Search the data below for the word "with" and copy each line that holds it.
------------
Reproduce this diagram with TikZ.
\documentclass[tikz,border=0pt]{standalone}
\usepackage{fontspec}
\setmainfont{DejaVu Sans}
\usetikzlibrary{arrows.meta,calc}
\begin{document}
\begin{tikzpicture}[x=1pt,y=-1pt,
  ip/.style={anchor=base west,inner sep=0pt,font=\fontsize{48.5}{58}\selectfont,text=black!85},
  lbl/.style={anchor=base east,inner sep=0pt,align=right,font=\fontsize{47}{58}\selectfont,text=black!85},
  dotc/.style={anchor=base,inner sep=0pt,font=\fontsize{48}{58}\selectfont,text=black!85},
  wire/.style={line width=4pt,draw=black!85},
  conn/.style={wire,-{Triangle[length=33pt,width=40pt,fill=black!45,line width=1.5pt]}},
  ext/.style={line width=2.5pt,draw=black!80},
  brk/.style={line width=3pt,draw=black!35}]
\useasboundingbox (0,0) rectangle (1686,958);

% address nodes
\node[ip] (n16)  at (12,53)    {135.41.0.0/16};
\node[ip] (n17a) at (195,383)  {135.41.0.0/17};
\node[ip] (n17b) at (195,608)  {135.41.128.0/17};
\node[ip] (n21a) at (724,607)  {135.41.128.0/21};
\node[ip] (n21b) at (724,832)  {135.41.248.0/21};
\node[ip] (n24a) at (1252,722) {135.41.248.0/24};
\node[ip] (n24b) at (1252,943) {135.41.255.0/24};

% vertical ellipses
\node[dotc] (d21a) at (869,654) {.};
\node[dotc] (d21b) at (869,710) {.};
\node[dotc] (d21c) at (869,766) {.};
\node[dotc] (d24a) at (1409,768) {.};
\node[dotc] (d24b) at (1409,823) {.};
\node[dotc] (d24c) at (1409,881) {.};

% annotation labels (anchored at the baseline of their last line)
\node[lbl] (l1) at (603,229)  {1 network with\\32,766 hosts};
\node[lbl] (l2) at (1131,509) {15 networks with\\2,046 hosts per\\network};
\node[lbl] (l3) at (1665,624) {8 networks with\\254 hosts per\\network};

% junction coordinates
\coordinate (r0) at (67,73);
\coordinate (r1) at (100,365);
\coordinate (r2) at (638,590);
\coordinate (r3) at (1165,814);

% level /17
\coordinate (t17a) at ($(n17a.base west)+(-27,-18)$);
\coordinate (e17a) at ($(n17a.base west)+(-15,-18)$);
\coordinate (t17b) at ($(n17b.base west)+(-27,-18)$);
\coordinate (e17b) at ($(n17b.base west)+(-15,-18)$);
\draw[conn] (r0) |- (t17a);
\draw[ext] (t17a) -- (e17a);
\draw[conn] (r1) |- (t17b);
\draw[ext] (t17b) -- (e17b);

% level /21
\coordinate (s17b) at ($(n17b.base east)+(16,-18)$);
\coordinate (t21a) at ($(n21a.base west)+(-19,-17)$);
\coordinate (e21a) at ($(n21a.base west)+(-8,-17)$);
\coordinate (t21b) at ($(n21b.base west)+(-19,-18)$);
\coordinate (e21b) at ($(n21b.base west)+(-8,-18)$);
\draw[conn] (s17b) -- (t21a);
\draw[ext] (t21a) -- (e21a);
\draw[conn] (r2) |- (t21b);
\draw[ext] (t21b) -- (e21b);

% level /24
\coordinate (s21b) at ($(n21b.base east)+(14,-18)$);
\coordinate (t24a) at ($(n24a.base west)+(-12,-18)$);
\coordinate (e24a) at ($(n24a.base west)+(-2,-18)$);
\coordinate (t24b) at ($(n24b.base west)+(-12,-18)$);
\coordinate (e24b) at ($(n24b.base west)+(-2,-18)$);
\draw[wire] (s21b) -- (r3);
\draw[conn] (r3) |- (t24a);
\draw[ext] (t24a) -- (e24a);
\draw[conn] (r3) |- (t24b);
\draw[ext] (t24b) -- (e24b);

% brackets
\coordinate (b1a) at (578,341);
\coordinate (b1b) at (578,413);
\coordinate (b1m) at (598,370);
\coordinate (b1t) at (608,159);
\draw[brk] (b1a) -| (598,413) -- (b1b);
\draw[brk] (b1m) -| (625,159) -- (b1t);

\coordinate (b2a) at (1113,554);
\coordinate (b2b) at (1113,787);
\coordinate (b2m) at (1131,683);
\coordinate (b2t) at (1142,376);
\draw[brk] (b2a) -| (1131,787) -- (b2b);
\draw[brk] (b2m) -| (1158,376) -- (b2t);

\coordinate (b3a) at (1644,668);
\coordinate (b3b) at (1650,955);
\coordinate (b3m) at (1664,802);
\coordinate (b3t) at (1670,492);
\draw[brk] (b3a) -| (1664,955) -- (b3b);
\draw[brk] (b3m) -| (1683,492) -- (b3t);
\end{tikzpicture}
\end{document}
------------
*EXPECTED ANSWER*
Reproduce this diagram with TikZ.
\node[lbl] (l1) at (603,229)  {1 network with\\32,766 hosts};
\node[lbl] (l2) at (1131,509) {15 networks with\\2,046 hosts per\\network};
\node[lbl] (l3) at (1665,624) {8 networks with\\254 hosts per\\network};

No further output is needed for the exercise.